Und ja, selbst von Schlesien oder aus dem Sudetenland nach Bayern zu fliehen war 1945 ein Kulturschock. Vor allem, weil niemand diese Flüchtlinge wollte. Sie wurden Zwangseinquartiert! Gemeindemitarbeiter gingen von Haus zu Haus, errechneten die Quadratmeter und bestimmten, ob noch Platz für Flüchtlinge war oder nicht. Da konnte man sich nicht dagegen wehren.

Und bis heute erzählt mir ein damals Geflüchteter, dass er, inzwischen nach 80 Jahren, immer noch als Fremder, als Flüchtling, als Zugezogener gilt - nicht als Einheimischer.
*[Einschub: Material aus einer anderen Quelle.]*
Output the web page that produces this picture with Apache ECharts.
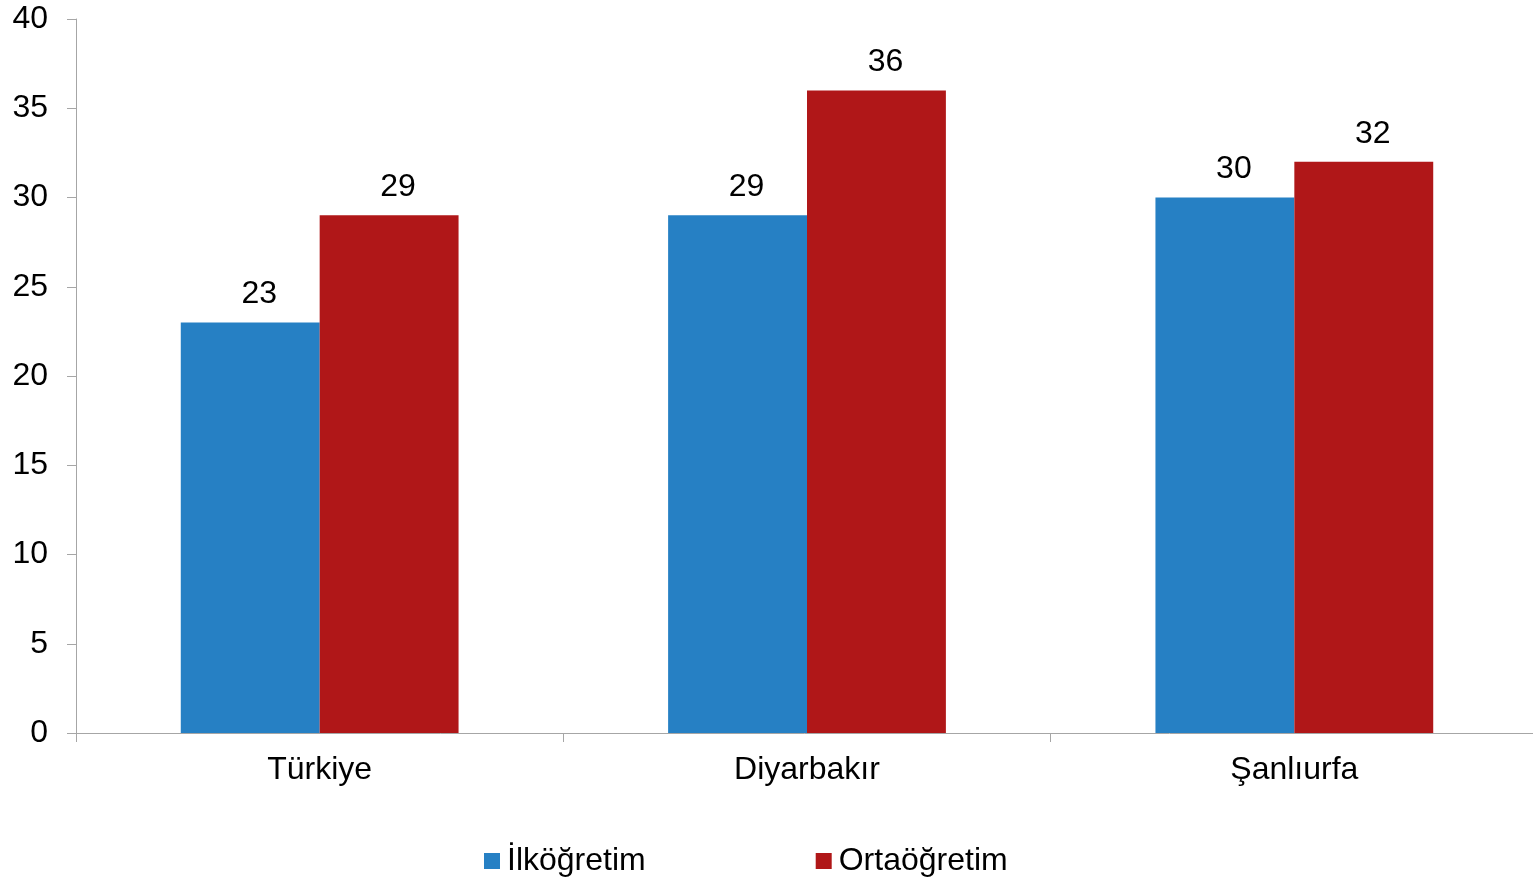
<!DOCTYPE html>
<html><head><meta charset="utf-8">
<script src="https://cdn.jsdelivr.net/npm/echarts@6/dist/echarts.min.js"></script>
<style>html,body{margin:0;padding:0;background:#fff}#c{width:1533px;height:883px}</style>
</head><body><div id="c"></div>
<script>
const categories = ['Türkiye', 'Diyarbakır', 'Şanlıurfa'];
const seriesNames = ['İlköğretim', 'Ortaöğretim'];
const ilkogretim = [23, 29, 30];
const ortaogretim = [29, 36, 32];
const yTicks = [0, 5, 10, 15, 20, 25, 30, 35, 40];

const font = 'Liberation Sans, Arial, sans-serif';
const chart = echarts.init(document.getElementById('c'));
const valueLabel = {show: true, position: 'top', distance: 12, offset: [9, 0], fontFamily: font, fontSize: 32, color: '#000'};
chart.setOption({
  animation: false,
  grid: {left: 76, width: 1462, top: 19, bottom: 150, containLabel: false, outerBoundsMode: 'none'},
  legend: {
    left: 479, top: 840, itemWidth: 16, itemHeight: 16, itemGap: 170,
    icon: 'rect',
    textStyle: {fontFamily: font, fontSize: 32, color: '#000', padding: [0,0,0,2]},
    data: seriesNames
  },
  xAxis: {
    type: 'category', data: categories,
    axisLine: {lineStyle: {color: '#A6A6A6', width: 1}},
    axisTick: {show: true, length: 9, lineStyle: {color: '#A6A6A6'}},
    axisLabel: {fontFamily: font, fontSize: 32, color: '#000', margin: 21}
  },
  yAxis: {
    type: 'value', min: yTicks[0], max: yTicks[yTicks.length-1], interval: 5,
    axisLine: {show: true, lineStyle: {color: '#A6A6A6', width: 1}},
    axisTick: {show: true, length: 9, lineStyle: {color: '#A6A6A6'}},
    splitLine: {show: false},
    axisLabel: {fontFamily: font, fontSize: 32, color: '#000', margin: 28}
  },
  series: [
    {name: seriesNames[0], type: 'bar', data: ilkogretim, barGap: '0%', barCategoryGap: '43%',
     itemStyle: {color: '#2680C4'}, label: valueLabel},
    {name: seriesNames[1], type: 'bar', data: ortaogretim, barGap: '0%', barCategoryGap: '43%',
     itemStyle: {color: '#B01718'}, label: valueLabel}
  ]
});
</script></body></html>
Woher ich das weiß:eigene Erfahrung
Teilweise, nicht ganz.

Ich würde, wenn ich flüchten müsste, versuchen möglichst schnell die neue Sprache zu lernen und die Kultur kennenlernen bzw. auch ausleben.

Teilweise, nicht ganz.

Ich glaube so eine Flucht muss man in irgendeiner Form selbst erlebt haben um zu sagen: ja ich kann mich voll und ganz in die Flüchtlinge reinversetzen. Wer von uns hat das schon erlebt? Allenfalls die über 80jährigen im 2. Weltkrieg. Die hatten es aber von daher leichter dass sie wenigstens die Sprache konnten. Wobei: Wenn man in eine Gegend mit starkem Dialekt kam war das so leicht auch wieder nicht.

Leicht haben und hatten es beide nicht Beide sind nicht gewollt worden. Die einen wegen der Zwangseinquertierung und weil das wenige das es gab auch noch geteilt werden musste. Und die anderen weil die Kultur, der Glaube einfach zu fremd sind.